Today The Nation -- long known as the “flagship of the left” -- marks its 150th anniversary with a special issue. Clocking in at 268 pages, the edition contains archival material from the publication’s most illustrious contributors, including Martin Luther King Jr., Albert Einstein, Henry James, John Steinbeck and W.E.B. Du Bois.

A section on “radical futures,” with essays from Noam Chomsky, Toni Morrison, Rebecca Solnit and David Zirin, offers proposals for moving national politics to the left, reviving the labor movement and ensuring universal access to education.

“150 years as America’s oldest continuously published news weekly is a thrilling, if daunting, accomplishment,” says Editor-in-Chief Katrina vanden Heuvel. “The one constant in The Nation’s history has been faith -- not in political parties or policies, but in what can happen when you tell people the truth.”

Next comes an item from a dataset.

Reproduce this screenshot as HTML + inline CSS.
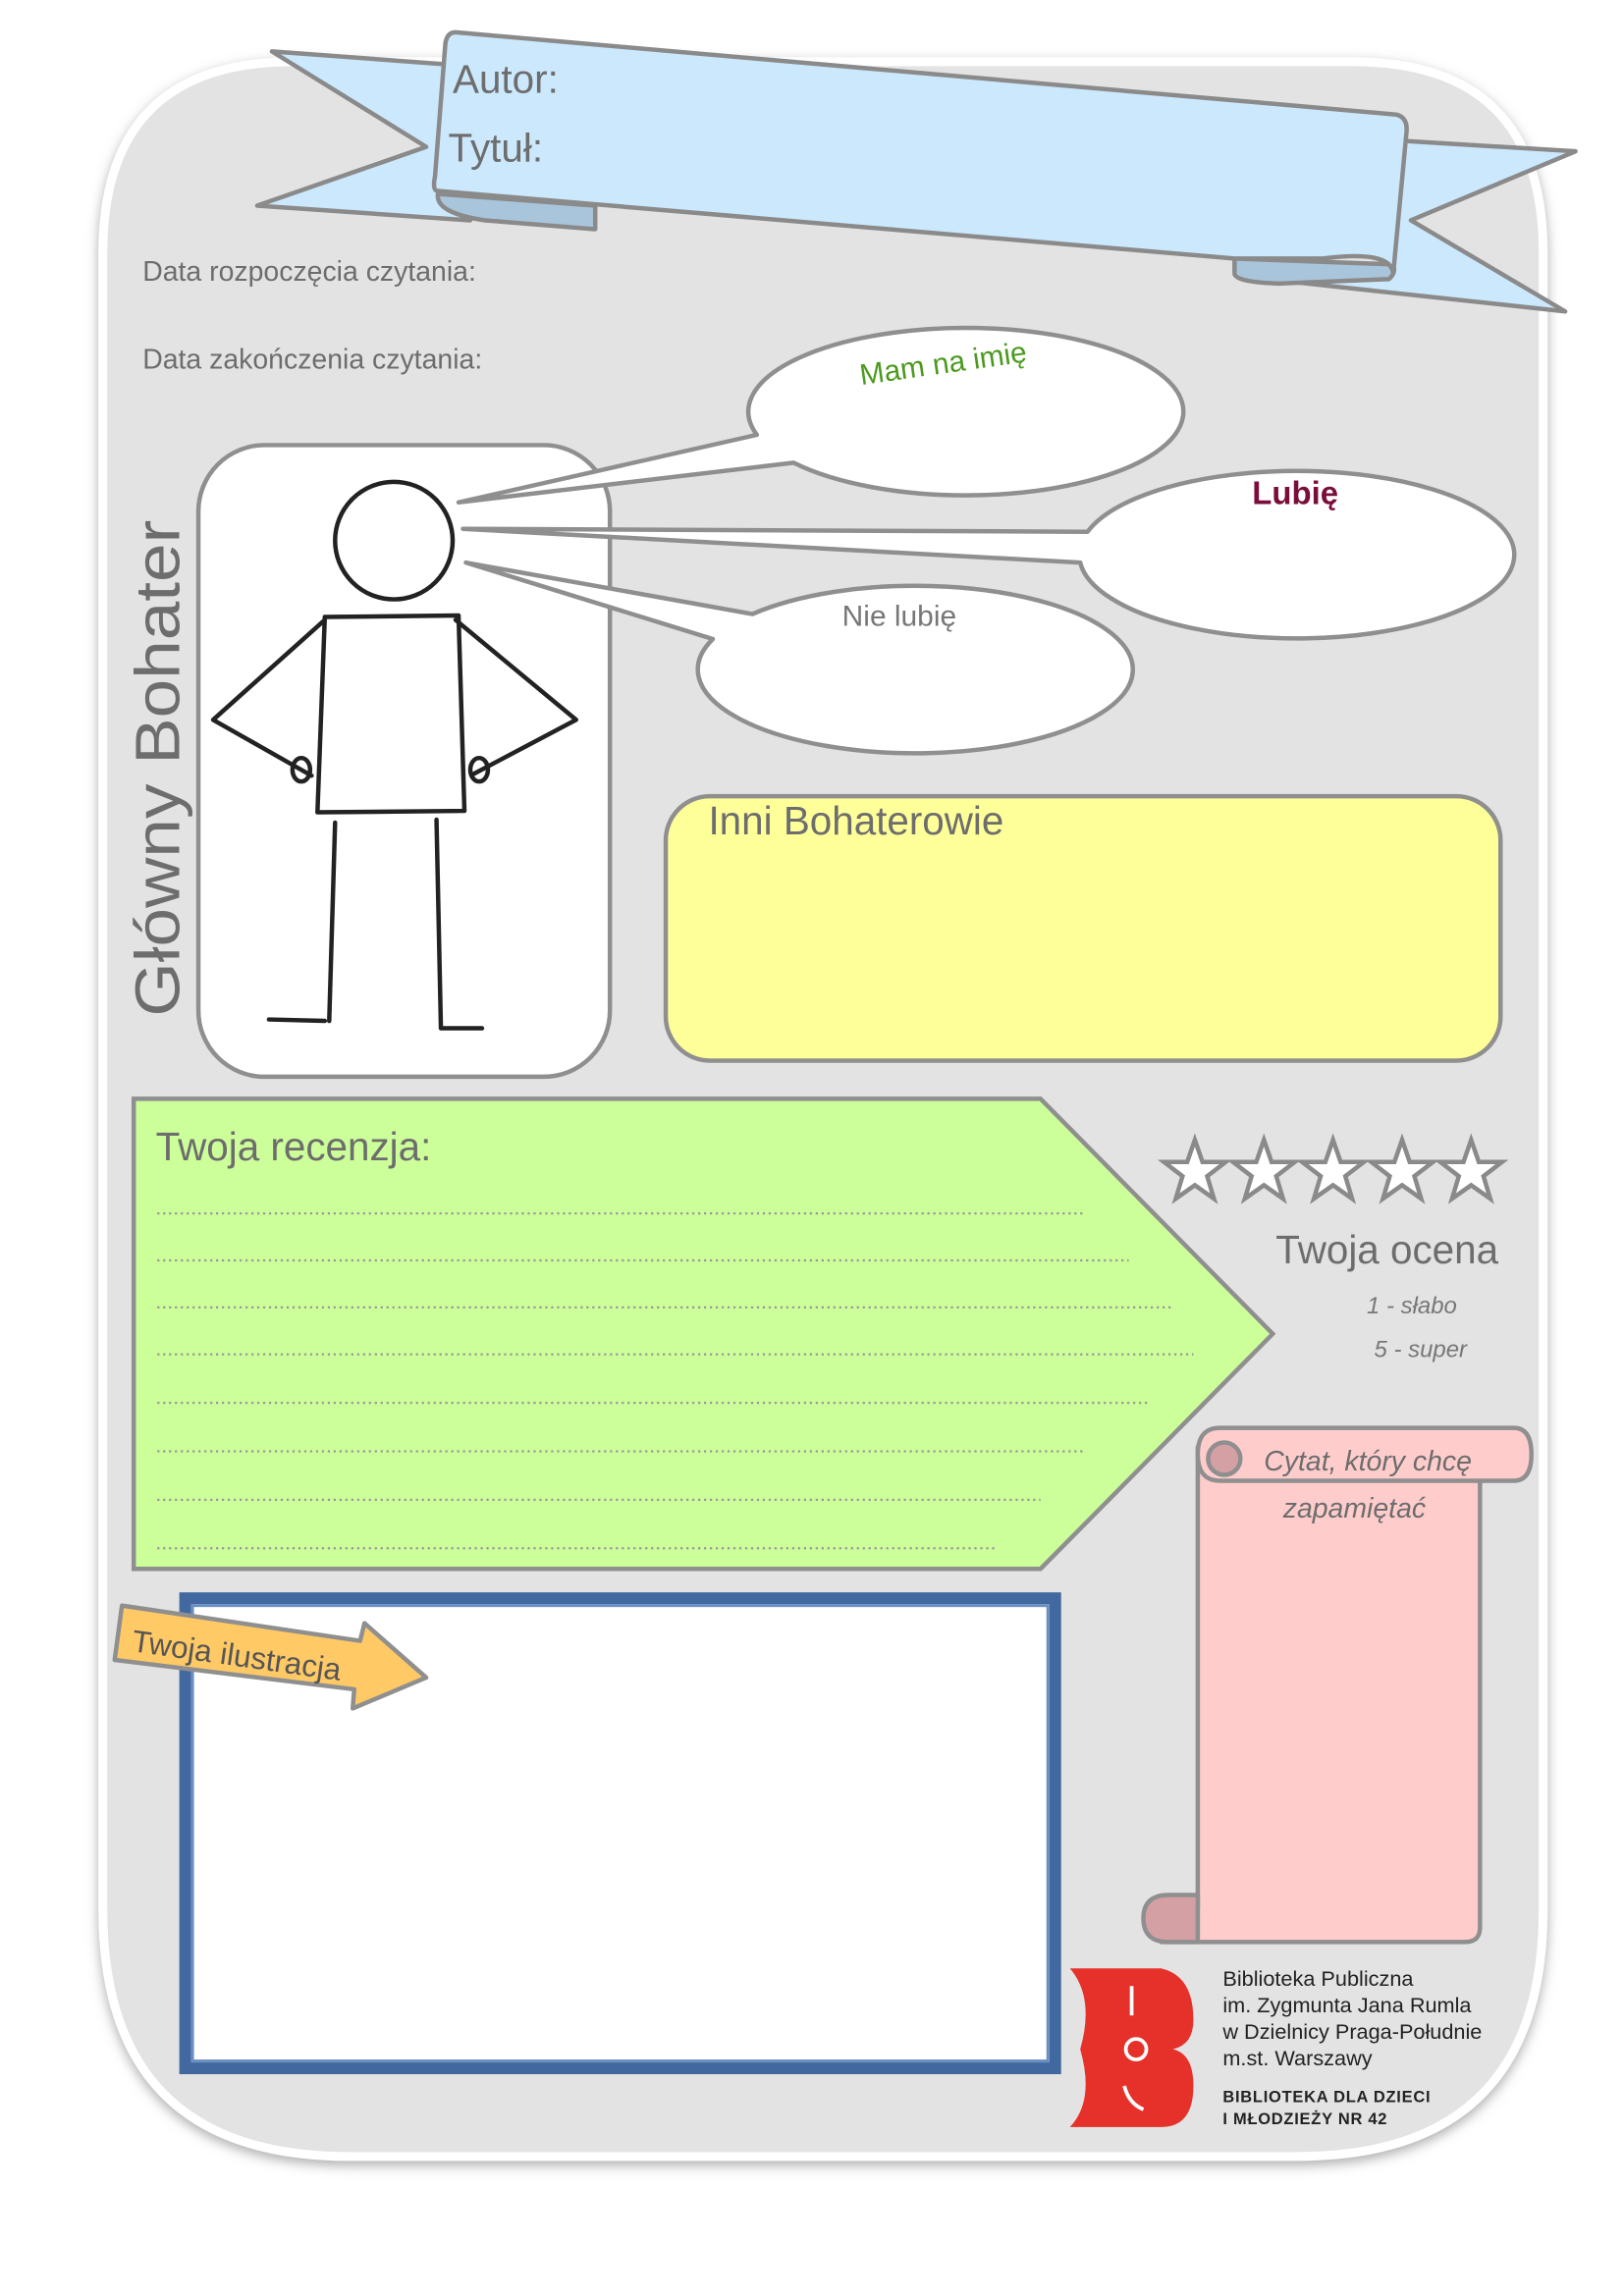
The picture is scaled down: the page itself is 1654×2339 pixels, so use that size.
<!DOCTYPE html>
<html><head><meta charset="utf-8"><style>
html,body{margin:0;padding:0;background:#fff;}
svg{display:block}
text{font-family:"Liberation Sans","DejaVu Sans",sans-serif;}
</style></head><body>
<svg width="1654" height="2339" viewBox="0 0 1105 1563" preserveAspectRatio="none" xmlns="http://www.w3.org/2000/svg">
<defs>
<filter id="sh" x="-5%" y="-5%" width="110%" height="110%"><feDropShadow dx="0" dy="3" stdDeviation="4" flood-color="#777" flood-opacity="0.6"/></filter>
</defs>
<rect width="1105" height="1563" fill="#fff"/>
<path d="M200,42 L920,42 Q1050,42 1050,172 L1050,1300 Q1050,1468 882,1468 L238,1468 Q70,1468 70,1300 L70,172 Q70,42 200,42 Z" fill="#e3e3e3" stroke="#fff" stroke-width="6" filter="url(#sh)"/>
<g stroke="#8a8a8a" stroke-width="3" stroke-linejoin="round">
<polygon points="185,35 320,45 320,150 175,140 290,100" fill="#cce8fd"/>
<path d="M298,132 Q296,145 330,150 L405,156 L405,140 Z" fill="#a9c5dc"/>
<polygon points="940,95 1072,103 960,150 1065,212 880,192 940,180" fill="#cce8fd"/>
<path d="M840,176 L840,186 Q840,192 870,193 L945,190 Q950,186 948,180 Z" fill="#a9c5dc"/>
<path d="M310,22 L950,78 Q958,80 957,90 L948,186 Q946,170 900,176 L840,176 L298,130 Q294,130 296,120 L303,30 Q304,22 310,22 Z" fill="#cce8fd"/>
</g>
<g fill="#6d6d6d">
<text x="308" y="63" font-size="27">Autor:</text>
<text x="305" y="110" font-size="27">Tytuł:</text>
<text x="97" y="191" font-size="19">Data rozpoczęcia czytania:</text>
<text x="97" y="251" font-size="19">Data zakończenia czytania:</text>
</g>
<rect x="135" y="303" width="280" height="430" rx="45" fill="#fff" stroke="#8f8f8f" stroke-width="3"/>
<text transform="translate(122,692) rotate(-90)" font-size="43" fill="#6d6d6d" textLength="338" lengthAdjust="spacingAndGlyphs">Główny Bohater</text>
<g fill="#fff" stroke="#8f8f8f" stroke-width="3" stroke-linejoin="round">
<path d="M515,296 A148,57 0 1 1 540,315 L312,342 Z"/>
<path d="M740,362 A148,57 0 1 1 735,383 L315,360 Z"/>
<path d="M485,435 L317,383 L512,418 A148,57 0 1 1 485,435 Z"/>
</g>
<text transform="translate(586,262) rotate(-8)" font-size="20" fill="#4b9a1e">Mam na imię</text>
<text x="852" y="343" font-size="22" fill="#7a0d3a" font-weight="bold">Lubię</text>
<text x="573" y="426" font-size="20" fill="#777">Nie lubię</text>
<g fill="none" stroke="#222" stroke-width="3" stroke-linecap="round" stroke-linejoin="round">
<circle cx="268" cy="368" r="40"/>
<path d="M221,420 L312,419 L316,552 L216,553 Z"/>
<path d="M221,422 L145,490 L212,528"/>
<path d="M310,422 L392,490 L322,527"/>
<path d="M228,560 L224,695 M183,694 L221,695 M297,558 L300,700 M300,700 L328,700"/>
<ellipse cx="205" cy="524" rx="6" ry="8"/><ellipse cx="326" cy="524" rx="6" ry="8"/>
</g>
<rect x="453" y="542" width="568" height="180" rx="30" fill="#ffff99" stroke="#8f8f8f" stroke-width="3"/>
<text x="482" y="568" font-size="27" fill="#6d6d6d">Inni Bohaterowie</text>
<polygon points="91,748 708,748 866,908 708,1068 91,1068" fill="#ccff99" stroke="#8f8f8f" stroke-width="3"/>
<text x="106" y="790" font-size="27" fill="#6d6d6d">Twoja recenzja:</text>
<g stroke="#999" stroke-width="1.5" stroke-dasharray="1.5,2.5">
<line x1="107" y1="826" x2="738" y2="826"/><line x1="107" y1="858" x2="768" y2="858"/>
<line x1="107" y1="890" x2="798" y2="890"/><line x1="107" y1="922" x2="812" y2="922"/>
<line x1="107" y1="955" x2="782" y2="955"/><line x1="107" y1="988" x2="738" y2="988"/>
<line x1="107" y1="1021" x2="708" y2="1021"/><line x1="107" y1="1054" x2="678" y2="1054"/>
</g>
<g fill="#fff" stroke="#8a8a8a" stroke-width="3">
<polygon points="0,-22 5.2,-7 21,-7 8.4,2.7 13,18 0,8.8 -13,18 -8.4,2.7 -21,-7 -5.2,-7" transform="translate(813,798)"/>
<polygon points="0,-22 5.2,-7 21,-7 8.4,2.7 13,18 0,8.8 -13,18 -8.4,2.7 -21,-7 -5.2,-7" transform="translate(860,798)"/>
<polygon points="0,-22 5.2,-7 21,-7 8.4,2.7 13,18 0,8.8 -13,18 -8.4,2.7 -21,-7 -5.2,-7" transform="translate(907,798)"/>
<polygon points="0,-22 5.2,-7 21,-7 8.4,2.7 13,18 0,8.8 -13,18 -8.4,2.7 -21,-7 -5.2,-7" transform="translate(954,798)"/>
<polygon points="0,-22 5.2,-7 21,-7 8.4,2.7 13,18 0,8.8 -13,18 -8.4,2.7 -21,-7 -5.2,-7" transform="translate(1001,798)"/>
</g>
<text x="868" y="860" font-size="27" fill="#6d6d6d">Twoja ocena</text>
<text x="930" y="894" font-size="16" fill="#777" font-style="italic">1 - słabo</text>
<text x="935" y="924" font-size="16" fill="#777" font-style="italic">5 - super</text>
<g stroke="#8f8f8f" stroke-width="3" stroke-linejoin="round">
<path d="M815,985 L1007,985 L1007,1312 Q1007,1322 997,1322 L790,1322 L815,1300 Z" fill="#ffcccc"/>
<path d="M830,972 L1030,972 Q1042,972 1042,990 Q1042,1008 1030,1008 L830,1008 Q815,1008 815,990 Q815,972 830,972 Z" fill="#ffcccc"/>
<circle cx="833" cy="993" r="11" fill="#d4a0a4"/>
<path d="M795,1290 L815,1290 L815,1322 L795,1322 Q778,1322 778,1306 Q778,1290 795,1290 Z" fill="#d4a0a4"/>
</g>
<text x="860" y="1001" font-size="19" fill="#6d6d6d" font-style="italic">Cytat, który chcę</text>
<text x="873" y="1033" font-size="19" fill="#6d6d6d" font-style="italic">zapamiętać</text>
<rect x="126" y="1088" width="592" height="320" fill="#fff" stroke="#41689f" stroke-width="8"/>
<rect x="131" y="1093" width="582" height="310" fill="none" stroke="#6b8fc2" stroke-width="2"/>
<polygon points="83,1093 245,1117 248,1105 290,1142 240,1163 241,1150 78,1130" fill="#ffc965" stroke="#8f8f8f" stroke-width="3" stroke-linejoin="round"/>
<text transform="translate(89,1124) rotate(8)" font-size="21" fill="#555">Twoja ilustracja</text>
<path d="M728,1340 L790,1340 Q812,1345 812,1375 Q812,1392 798,1395 Q812,1398 812,1420 Q812,1448 790,1448 L728,1448 Q745,1430 735,1395 Q745,1360 728,1340 Z" fill="#e6312a"/>
<g stroke="#fff" stroke-width="2.5" fill="none"><line x1="770" y1="1352" x2="770" y2="1372"/><circle cx="773" cy="1395" r="7"/><path d="M765,1420 Q768,1432 778,1436"/></g>
<g fill="#222" font-size="14.5"><text x="832" y="1352">Biblioteka Publiczna</text><text x="832" y="1370">im. Zygmunta Jana Rumla</text><text x="832" y="1388">w Dzielnicy Praga-Południe</text><text x="832" y="1406">m.st. Warszawy</text></g>
<g fill="#222" font-size="11" font-weight="bold" letter-spacing="0.5"><text x="832" y="1431">BIBLIOTEKA DLA DZIECI</text><text x="832" y="1446">I MŁODZIEŻY NR 42</text></g>
</svg>
</body></html>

The Nation’s identity as a “radical” publication, however, belies its growing influence and visibility, particularly on cable news. MSNBC hosts Chris Hayes and Melissa Harris-Perry are both contributors, and Nation writers are frequent guests on the network. While its subscriber base has slipped in recent years, it grew considerably during the presidency of George W. Bush, ballooning to 180,000 subscribers.

The full anniversary issue is available online.